Reprise de Camaïeu

Le fruit de la sueur et de la lutte

par Philippe Allienne
Publié le 21 août 2020 à 12:45

Pour les salariés de Camaïeu, la décision du tribunal de commerce de Lille a été rendue comme prévue, lundi 17 août en début de matinée. Comme prévu, mais pas en salle d’audience. Le jugement a été remis par le greffe. Il va dans leur sens.

Période de congés oblige,tout le monde ne pouvait être présent à Tourcoing (siège du tribunal). Mais une fois la décision connue, le soulagement a apaisé les syndicalistes et autres salariés. Quelques minutes plus tard, sur les pelouses ensoleillées du tribunal, Omar Rahni, représentant CGT du CSE de l’entreprise de prêt-à-porter, n’a de cesse de brandir le texte et de lire et relire ce passage :« Force est de constater que même si les fautes antérieures ne peuvent leur être reprochées, l’équipe dirigeante du Consortium (la direction de Camaïeu et trois fonds d’investissement actionnaires – ndlr) n’a pas su ou pas pu acquérir et conserver la confiance du personnel. De ce fait, la réussite du projet du Consortium apparaît trop fragile. Le Tribunal regrette amèrement la faiblesse des prix de reprise particulièrement celle de FIB qui a été qualifiée d’indécente lors des débats. Néanmoins, l’intérêt de l’entreprise reste sa pérennité qui apparaît meilleure dans le projet FIB. Sur ce, le Tribunal ordonne la cession de l’entreprise au profit de la société Financière immobilière bordelaise (FIB) société par actions simplifiée. » C’est acquis, si tout n’est pas gagné, c’est bien l’offre portée par Michel Ohayon, à la tête de la FIB qui est retenue. C’était la « mieux disante »puisqu’elle propose de garder 2 659 salariés sur les 3 900 et 511 points de vente.

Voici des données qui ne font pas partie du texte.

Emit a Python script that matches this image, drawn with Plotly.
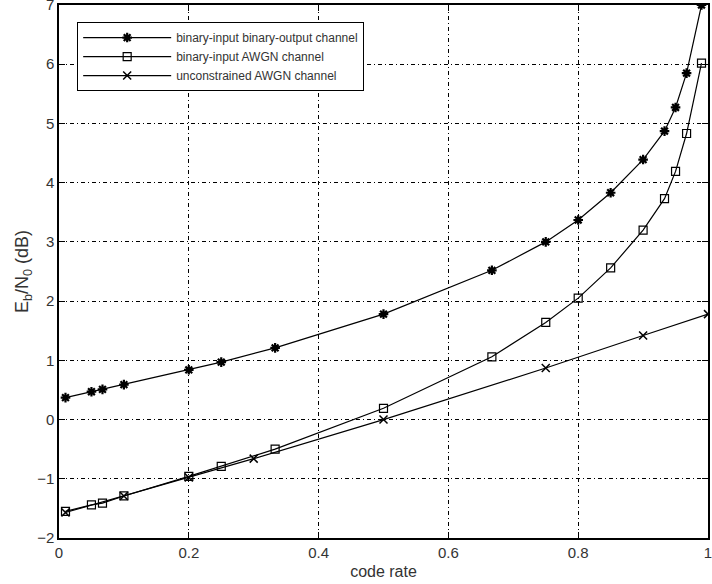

La FIB promet d’apporter un million d’euros en capital, 4 millions en obligations simples, 15 millions de compte courant, 65 millions de prêt garanti par l’État. Elle s’engage aussi à abonder au Plan de sauvegarde de l’emploi à hauteur de 10 % du prix de cession des stocks anciens avec versement d’une provision de 300 000 euros dès la mise en place du PSE. Le siège demeure à Roubaix.

La lutte a payé
Syndicalistes et élus se sont unis pour assurer la reprise de l’enseigne et sauvegarder un maximum d’emplois.
© Philippe ALLIENNE

S’ils n’explosent pas de joie parce qu’il « y aura de la casse quand même » avec les licenciements et les fermetures de magasins (dont deux à Lille), les syndicats CGT, CFDT et FO estiment avoir recueilli les fruits de leur lutte. « Le tribunal reconnaît qu’une entreprise, cela fonctionne en couple avec ses salariés. C’est ce qu’il veut dire en écrivant que nous n’avions plus confiance en l’ancienne direction » , dit l’un d’eux. Pour un autre, « nous récoltons le fruit de notre sueur et de notre engagement ». Mais la décision du tribunal offre aussi un camouflet à l’ordonnance Macron du 20 mai qui autorise, par dérogation en raison de la crise de la Covid, à un entrepreneur dont l’entreprise est en liquidation de se présenter comme repreneur. Or, de nombreuses entreprises sont confrontées à cela. Après la remise du jugement, les syndicalistes se sont rendus au siège roubaisien. L’idée était de faire apprécier la nouvelle par les salariés postés qui devaient sortir à midi. Impossible. La désormais ancienne direction n’a pas laissé faire et a prié représentants du personnel et journalistes de quitter l’enceinte de l’entreprise. Pas question en effet de laisser filmer la satisfaction des salariés. Le directeur des ressources humaines, très tendu, est venu le dire lui-même aux intéressés. De son côté, Lucie Colier, déléguée syndicale CGT et élue suppléante au CSE, rappelait que la grève de six jours observée fin juillet pour soutenir l’offre de la FIB avait fini par payer. Une offre décidément meilleure que celle du consortium qui ne prévoyait que de reprendre 2 148 salariés et qui voulait aussi sacrifier le prestataire de Hem, Dispeo, et ses 150 salariés. Pour l’instant, ces derniers sont sauvés. Reste à voir comment la FIB va permettre à Camaïeu de remonter la pente et gagner le pari de la vente sur internet. Seul point noir pour l’instant, les lettres de licenciements qui partiront pour celles et ceux qui n’opteront pas pour un départ volontaire. Mais si Camaïeu trouve une issue positive, cela se fait sur fond très grisâtre pour le secteur de la distribution, des commerces et services. Damartex, la maison mère de Damart est dans le rouge. Phildar, une maison fondée en 1903 à Roubaix, vient quant à elle d’être placée en redressement judiciaire.